Each space is ripe with memories of garden parties past, stories, book club meetings, garden marches, each celebrations, and street actions over the years. Building on the lessons of Liz Christy and the Green Guerillas, we’ve thrown seed bombs and created new gardens, bolting open fences as we did with Siempre Verde in 2012. Some we kept, others have been take back by the city.
Finishing our tour of Lower East Side Gardens, we rode across the Williamsburg Bridge, zigging and zagging. Corey ended up riding Jennifer over the bridge and on our way from Williamsburg to Buy Stuy where we rode to Myrtle Village Green, a community garden and green space on Mrytle between Franklin and Kent! Manny, a volunteer with the garden, was there to meet us and show us around this space that feeds 22 families. The signs for the plants are in Spanish and Bengali. Participatory budgeting meetings are held here. So too should plans for the garden’s future. Afterall, spaces like this are incubators for democracy. Sadly, the garden’s future of the space is in drought. The community has offered an alternative sight for the garden. But no one is sure what is going to happen with this space.
Looking at these gardens, you see the innovations that take place in these spaces where children come to learn about the environment, to plant, and compost.

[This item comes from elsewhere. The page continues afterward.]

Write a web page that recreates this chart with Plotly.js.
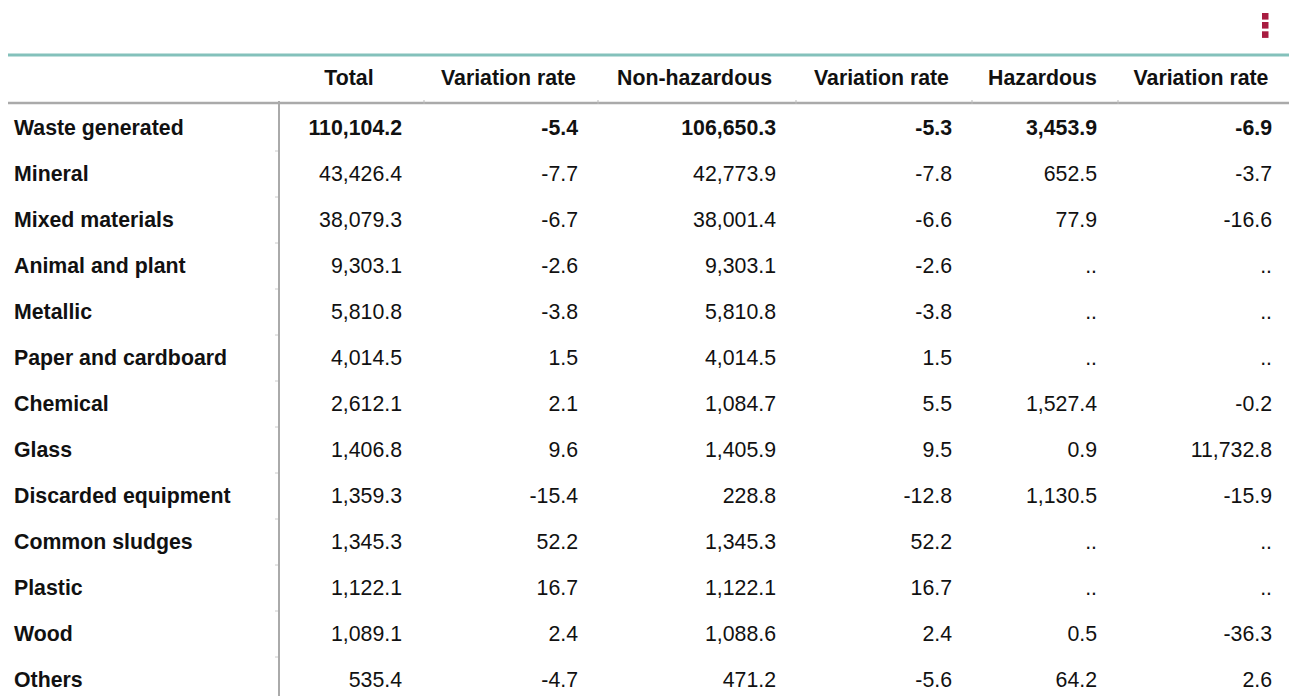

Rebecca points out oregano, sage and yarrow in the herb garden.
Manny shows us dirt planted that the Steinway family donated to the space.
And Corey climbs the trees.
Next, we rode to Bushwich City Farm, a majestic community hub at 354 Stockton St, just off Myrtle. Walking inside, people are lighting a fire to cook some food. Kids are playing football and community members are sharing plans. And chickens are chatting. The fire reminds me of the warm fires we had outside of Esperanza Community Garden before it was bulldozed eighteen years ago.

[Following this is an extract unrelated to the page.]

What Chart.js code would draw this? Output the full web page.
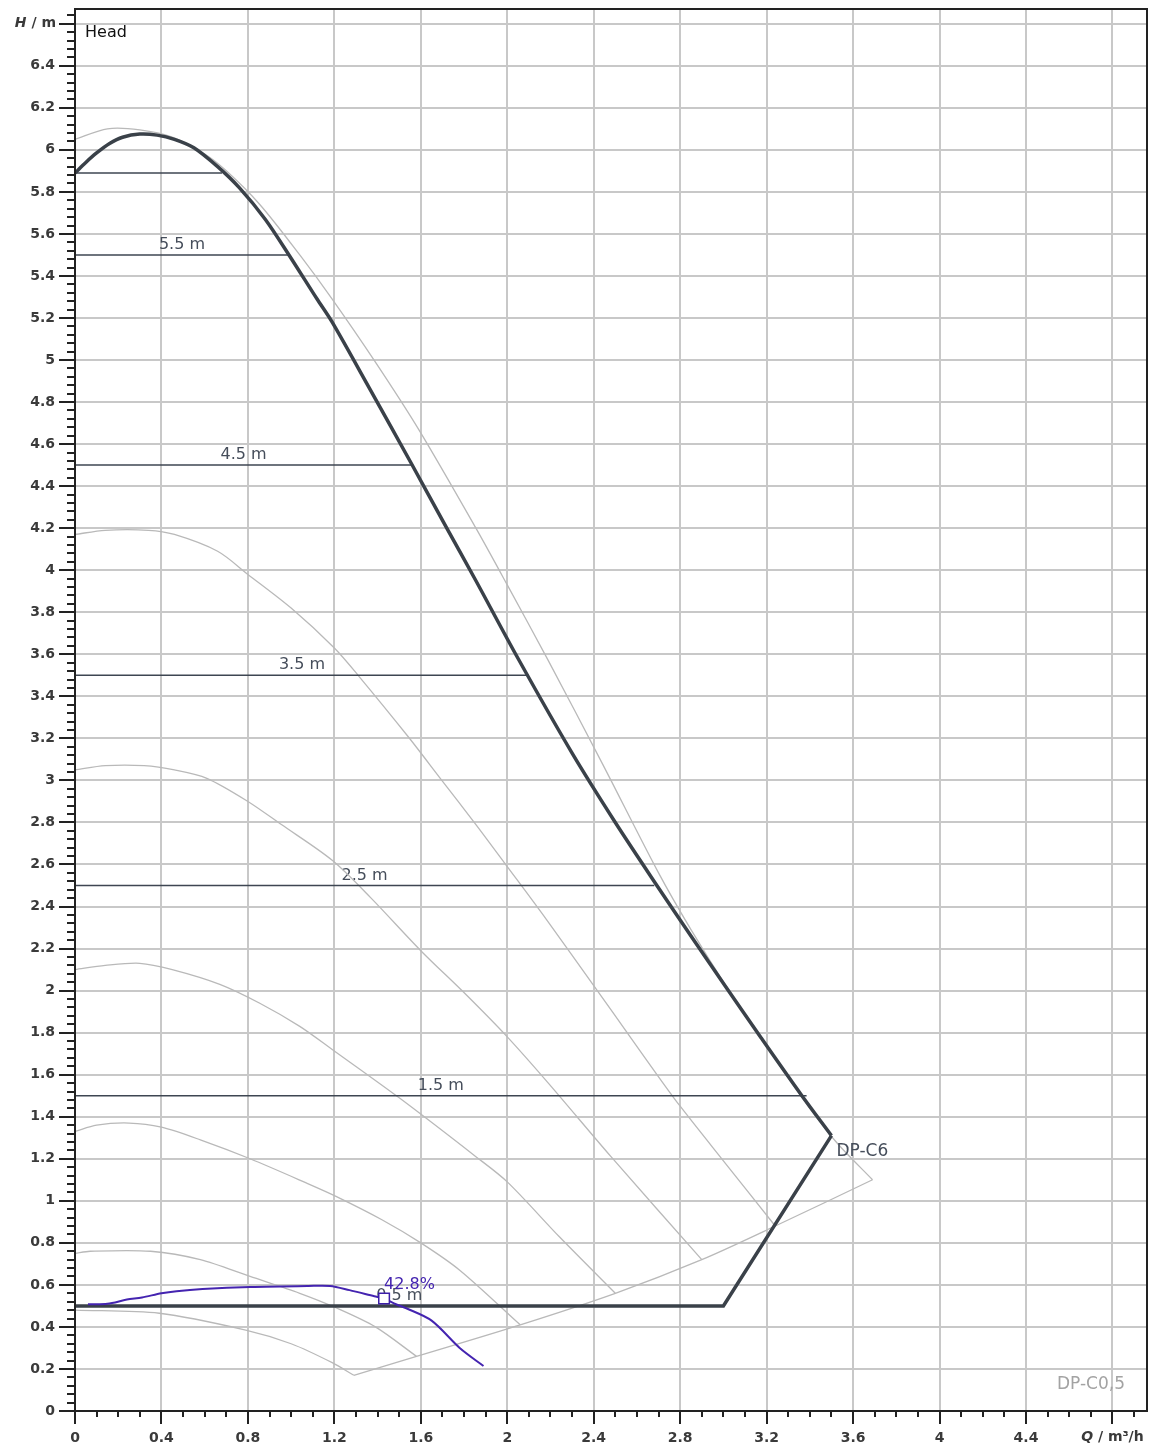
<!DOCTYPE html>
<html>
<head>
<meta charset="utf-8">
<title>DP-C6 Head</title>
<script src="https://cdn.jsdelivr.net/npm/chart.js@4.4.1/dist/chart.umd.min.js"></script>
<style>
  html, body { margin: 0; padding: 0; background: #fff; }
  #chart { display: block; }
</style>
</head>
<body>
<canvas id="chart" width="1157" height="1454"></canvas>
<script>
// axis ticks
const xTicks = [0, 0.4, 0.8, 1.2, 1.6, 2, 2.4, 2.8, 3.2, 3.6, 4, 4.4, 4.8];
const yTicks = [0, 0.2, 0.4, 0.6, 0.8, 1, 1.2, 1.4, 1.6, 1.8, 2, 2.2, 2.4, 2.6, 2.8, 3, 3.2, 3.4,
  3.6, 3.8, 4, 4.2, 4.4, 4.6, 4.8, 5, 5.2, 5.4, 5.6, 5.8, 6, 6.2, 6.4, 6.6];

// DP-C6 max curve (thick)
const maxQ = [0, 0.05, 0.10, 0.16, 0.22, 0.30, 0.38, 0.46, 0.55, 0.66, 0.76, 0.88, 0.99, 1.12,
  1.19, 1.36, 1.555, 1.715, 1.855, 2.05, 2.30, 2.50, 2.686, 2.85, 3.01, 3.175, 3.36, 3.50];
const maxH = [5.89, 5.94, 5.985, 6.03, 6.06, 6.075, 6.07, 6.05, 6.01, 5.92, 5.82, 5.67, 5.50, 5.29,
  5.18, 4.87, 4.51, 4.21, 3.95, 3.58, 3.13, 2.80, 2.51, 2.26, 2.02, 1.775, 1.505, 1.31];
// limit line back to the DP-C0,5 setting
const limitQ = [3.50, 3.00, 0];
const limitH = [1.31, 0.50, 0.50];

// constant head lines
const headLevels = [5.89, 5.5, 4.5, 3.5, 2.5, 1.5, 0.5];
const headEnds = [0.68, 0.99, 1.56, 2.10, 2.68, 3.385, 3.0];
const headLabels = ['', '5.5 m', '4.5 m', '3.5 m', '2.5 m', '1.5 m', '0.5 m'];

// speed curves (light gray)
const grayAQ = [0, 0.15, 0.30, 0.45, 0.60, 0.70, 0.855, 1.04, 1.19, 1.39, 1.59, 1.855, 2.0, 2.19,
  2.44, 2.70, 2.85, 3.02, 3.21, 3.40, 3.53, 3.69];
const grayAH = [6.05, 6.10, 6.095, 6.06, 5.98, 5.90, 5.74, 5.50, 5.29, 4.99, 4.67, 4.20, 3.93, 3.57,
  3.08, 2.56, 2.29, 2.01, 1.72, 1.44, 1.27, 1.10];
const grayBQ = [0, 0.14, 0.34, 0.46, 0.66, 0.80, 1.0, 1.2, 1.31, 1.54, 1.69, 1.855, 2.0, 2.18, 2.41,
  2.575, 2.70, 2.80, 3.0, 3.24];
const grayBH = [4.17, 4.19, 4.19, 4.17, 4.09, 3.98, 3.82, 3.63, 3.50, 3.21, 3.01, 2.79, 2.59, 2.34, 2.01,
  1.77, 1.59, 1.45, 1.19, 0.88];
const grayCQ = [0, 0.14, 0.32, 0.46, 0.61, 0.80, 0.955, 1.19, 1.37, 1.60, 1.81, 2.0, 2.19, 2.48, 2.90];
const grayCH = [3.05, 3.07, 3.07, 3.05, 3.01, 2.90, 2.79, 2.62, 2.44, 2.19, 1.98, 1.78, 1.56, 1.21, 0.72];
const grayDQ = [0, 0.14, 0.30, 0.45, 0.67, 0.855, 1.04, 1.19, 1.50, 1.855, 2.0, 2.24, 2.50];
const grayDH = [2.10, 2.12, 2.13, 2.10, 2.03, 1.94, 1.83, 1.72, 1.49, 1.21, 1.09, 0.83, 0.56];
const grayEQ = [0, 0.10, 0.25, 0.40, 0.58, 0.81, 1.07, 1.21, 1.42, 1.60, 1.78, 2.06];
const grayEH = [1.33, 1.36, 1.37, 1.35, 1.29, 1.20, 1.085, 1.02, 0.91, 0.80, 0.67, 0.41];
const grayFQ = [0, 0.07, 0.35, 0.58, 0.81, 1.04, 1.21, 1.39, 1.58];
const grayFH = [0.75, 0.76, 0.76, 0.72, 0.64, 0.56, 0.49, 0.40, 0.26];
const grayGQ = [0, 0.39, 0.79, 1.0, 1.19, 1.29];
const grayGH = [0.48, 0.465, 0.385, 0.32, 0.23, 0.17];
// end of curves line
const endQ = [1.29, 1.58, 2.06, 2.50, 2.90, 3.24, 3.69];
const endH = [0.17, 0.26, 0.41, 0.56, 0.72, 0.88, 1.10];

// actual curve (blue) and duty point
const blueQ = [0.06, 0.15, 0.24, 0.31, 0.40, 0.47, 0.59, 0.81, 1.08, 1.18, 1.27, 1.385, 1.43, 1.485,
  1.53, 1.65, 1.78, 1.89];
const blueH = [0.508, 0.51, 0.53, 0.54, 0.56, 0.57, 0.58, 0.59, 0.595, 0.595, 0.575, 0.546, 0.535, 0.508,
  0.49, 0.43, 0.30, 0.214];
const opQ = [1.43];
const opH = [0.535];
const opLabel = '42.8%';

const tickFont = { family: 'DejaVu Sans', size: 14, weight: 'bold' };
const tickColor = '#3a3a3a';
const FONT = '"DejaVu Sans"';

function pts(qs, hs) {
  return qs.map((q, i) => ({ x: q, y: hs[i] }));
}
function fmt(v) {
  return String(Math.round(v * 10) / 10);
}

const datasets = [];
datasets.push({
  label: 'Betriebspunkt', data: pts(opQ, opH), showLine: false,
  pointStyle: 'rect', pointRadius: 7.5, pointBorderWidth: 1.5,
  pointBorderColor: '#3c1ea8', pointBackgroundColor: '#ffffff', order: 0
});
datasets.push({
  label: 'Kennlinie', data: pts(blueQ, blueH), borderColor: '#4424b0', borderWidth: 2,
  tension: 0.3, order: 1
});
datasets.push({
  label: 'DP-C6', data: pts(maxQ, maxH), borderColor: '#3a4149', borderWidth: 3.5,
  tension: 0.3, order: 2
});
datasets.push({
  label: 'Grenze', data: pts(limitQ, limitH), borderColor: '#3a4149', borderWidth: 3.5,
  tension: 0, order: 2
});
headLevels.forEach((h, i) => {
  datasets.push({
    label: headLabels[i] || 'Linie', data: [{ x: 0, y: h }, { x: headEnds[i], y: h }],
    borderColor: '#3e4652', borderWidth: 1.5, tension: 0, order: 3
  });
});
[[grayAQ, grayAH], [grayBQ, grayBH], [grayCQ, grayCH], [grayDQ, grayDH], [grayEQ, grayEH],
 [grayFQ, grayFH], [grayGQ, grayGH], [endQ, endH]].forEach(([q, h]) => {
  datasets.push({
    label: 'n', data: pts(q, h), borderColor: '#b9b9b9', borderWidth: 1.3,
    tension: 0.3, order: 4
  });
});
datasets.forEach(d => { if (d.showLine === undefined) d.showLine = true; });

const decor = {
  id: 'decor',
  beforeDatasetsDraw(chart) {
    const { ctx, scales: { x, y } } = chart;
    ctx.save();
    ctx.font = '16px ' + FONT;
    ctx.fillStyle = '#454d5a';
    ctx.textAlign = 'center';
    ctx.textBaseline = 'alphabetic';
    headLevels.forEach((h, i) => {
      if (!headLabels[i]) return;
      ctx.fillText(headLabels[i], x.getPixelForValue(headEnds[i] / 2), y.getPixelForValue(h) - 6);
    });
    ctx.restore();
  },
  afterDatasetsDraw(chart) {
    const { ctx, chartArea: a, scales: { x, y } } = chart;
    ctx.save();
    ctx.textBaseline = 'alphabetic';
    // duty point label
    ctx.font = '16px ' + FONT;
    ctx.fillStyle = '#4424b0';
    ctx.textAlign = 'left';
    ctx.fillText(opLabel, x.getPixelForValue(opQ[0]), y.getPixelForValue(opH[0]) - 10);
    // curve names
    ctx.font = '17px ' + FONT;
    ctx.fillStyle = '#454d5a';
    ctx.fillText('DP-C6', x.getPixelForValue(limitQ[0]) + 5, y.getPixelForValue(limitH[0]) + 20);
    ctx.fillStyle = '#a3a3a3';
    ctx.textAlign = 'right';
    ctx.fillText('DP-C0,5', a.right - 22, a.bottom - 22);
    // title inside plot
    ctx.font = '16px ' + FONT;
    ctx.fillStyle = '#111';
    ctx.textAlign = 'left';
    ctx.fillText('Head', a.left + 10, a.top + 28);
    ctx.restore();
  },
  afterDraw(chart) {
    const { ctx, chartArea: a, scales: { x, y } } = chart;
    ctx.save();
    ctx.strokeStyle = '#222';
    ctx.lineWidth = 2;
    ctx.strokeRect(a.left, a.top, a.right - a.left, a.bottom - a.top);
    // tick marks (major + minor)
    ctx.beginPath();
    for (let i = 0; i * 0.1 <= x.max; i++) {
      const px = Math.round(x.getPixelForValue(i * 0.1));
      ctx.moveTo(px, a.bottom);
      ctx.lineTo(px, a.bottom + (i % 4 === 0 ? 13 : 6));
    }
    for (let i = 0; i * 0.04 <= y.max; i++) {
      const py = Math.round(y.getPixelForValue(i * 0.04));
      ctx.moveTo(a.left, py);
      ctx.lineTo(a.left - (i % 5 === 0 ? 16 : 8), py);
    }
    ctx.stroke();
    // axis titles
    const bold = 'bold 14px ' + FONT;
    const italic = 'italic bold 14px ' + FONT;
    ctx.fillStyle = tickColor;
    ctx.textBaseline = 'middle';
    ctx.textAlign = 'left';
    const hy = y.getPixelForValue(6.6);
    ctx.font = bold;
    const wRest = ctx.measureText(' / m').width;
    ctx.font = italic;
    const wH = ctx.measureText('H').width;
    let sx = a.left - 19 - wRest - wH;
    ctx.fillText('H', sx, hy);
    ctx.font = bold;
    ctx.fillText(' / m', sx + wH, hy);

    ctx.textBaseline = 'top';
    ctx.font = bold;
    const wRestQ = ctx.measureText(' / m³/h').width;
    ctx.font = italic;
    const wQ = ctx.measureText('Q').width;
    sx = x.getPixelForValue(4.8) - (wQ + wRestQ) / 2;
    const ty = a.bottom + 19;
    ctx.fillText('Q', sx, ty);
    ctx.font = bold;
    ctx.fillText(' / m³/h', sx + wQ, ty);
    ctx.restore();
  }
};

new Chart(document.getElementById('chart'), {
  type: 'scatter',
  data: { datasets },
  plugins: [decor],
  options: {
    responsive: false,
    animation: false,
    devicePixelRatio: 1,
    layout: { padding: { top: 7, right: 10, left: 0, bottom: 0 } },
    elements: { point: { radius: 0 } },
    plugins: { legend: { display: false }, tooltip: { enabled: false } },
    scales: {
      x: {
        type: 'linear', min: 0, max: 4.96,
        afterBuildTicks: s => { s.ticks = xTicks.map(v => ({ value: v })); },
        afterFit: s => { s.height = 43; s.paddingLeft = 0; s.paddingRight = 0; },
        grid: { color: '#c8c8c8', lineWidth: 2, drawTicks: false },
        border: { display: false },
        ticks: {
          padding: 19, font: tickFont, color: tickColor, maxRotation: 0, autoSkip: false,
          callback: v => (v === 4.8 ? '' : fmt(v))
        }
      },
      y: {
        type: 'linear', min: 0, max: 6.67,
        afterBuildTicks: s => { s.ticks = yTicks.map(v => ({ value: v })); },
        afterFit: s => { s.width = 75; s.paddingTop = 0; s.paddingBottom = 0; },
        grid: { color: '#c8c8c8', lineWidth: 2, drawTicks: false },
        border: { display: false },
        ticks: {
          padding: 20, font: tickFont, color: tickColor, autoSkip: false,
          callback: v => (v === 6.6 ? '' : fmt(v))
        }
      }
    }
  }
});
</script>
</body>
</html>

“Its up to us,” notes one supporter, pointing out that this is all about mutual aid. The garden is owned by a private developer, who has floated plans to evict the gardeners for months. But hopefully the storm has passed.
And supporters talk about ways to share the space to everyone has access to the energy growing from it.

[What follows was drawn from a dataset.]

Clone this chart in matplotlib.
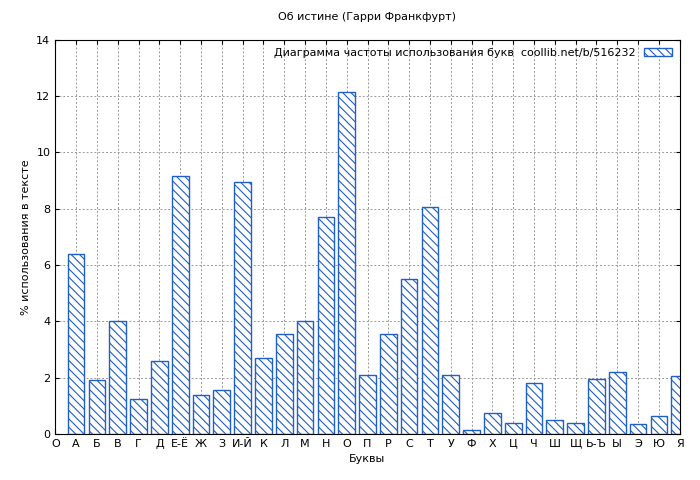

The garden website points out: “since 2011, the Stockton Street location of Bushwick City Farm (BCF) has been a great benefit to the local community by providing free organic food, youth education, a demographic-spanning gathering place, and a green oasis in a densely urban area. The farm is now facing sudden eviction by the land owner, who wants to develop the land. Bushwick City Farm helps to improve local health and provide a community gathering place as well as a safe place for neighborhood kids to play. Bushwick City Farm is a sorely needed and deeply loved community resource.”
Rebekah, a long-term volunteer with the garden, points out, “Sundays are regular work days in the garden, so there is opportunity to meet the neighbors, hang out in the gazebo built by a local middle school classroom, or help with springtime farm chores.”
“Welcome to the garden,” she smiles cooking some food. She points out that kids from all over play here. And that unlike other urban farms, there are no individual plots.
Hopefully the gardeners can find a way to keep the space for the community. The day of exploring gardens in danger reminds us of just how precious and precarious democracy can be in the city. The commons are here for us.